Metropolitan Museum of Art, 1903.
When the Metropolitan Museum of Art was founded in 1870, New York had no major art museum. In the mid-19th century, the city's biggest cultural destination was PT Barnum's American Museum, where up to 15,000 people per day flocked to see attractions ranging from Siamese twins and live whales to performances of Shakespeare and opera by the singer Jenny Lind.
The founders of the MET wanted to create something entirely different-an encyclopedic collection of high art that would ultimately compete with Europe's greatest museums. The city's industrialists joined the board, along with esteemed painters and architects. They also gave the Museum its foundational collections.
In less than 20 years, by the late 1880s, the Museum was earning widespread attention. Works by Michelangelo, Raphael, Titian, Rembrandt, Leonardo and Vermeer hung on its walls. And gifts from the city's rich-many from the individuals whose homes you stop at on this tour- would keep flowing in for decades.

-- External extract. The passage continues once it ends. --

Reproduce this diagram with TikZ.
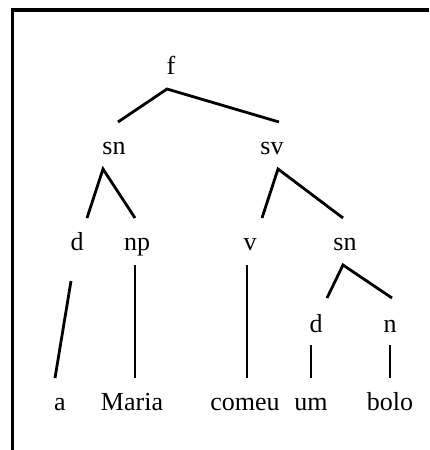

There were drawings by Albrecht Durer from Felix Warburg, Marie Antoinette's furniture from William K. Vanderbilt and Italian lace from Mrs. John Jacob Astor. Then there were the thousands of medieval and Egyptian objects from the collection of J.P. Morgan, who served as a trustee and then president. The Museum intended not only to build a world class collection of art, but also to teach visitors how to appreciate it. At first, it excluded the working class by closing on Sunday, the day they had off. Once the MET decided to stay open that day, curators, and directors stood watch in the galleries. Director Louis di Cesnola boasted of the results: "There is no more spitting tobacco juice on the gallery floors...no more whistling, singing or calling aloud to people from one gallery to another."
One story circulated about Mark Twain's protests when asked to leave his belongings in the cloak room: "Leave my cane! Leave my can!" he purportedly exclaimed. "How do you expect me to poke holes through the oil paintings?"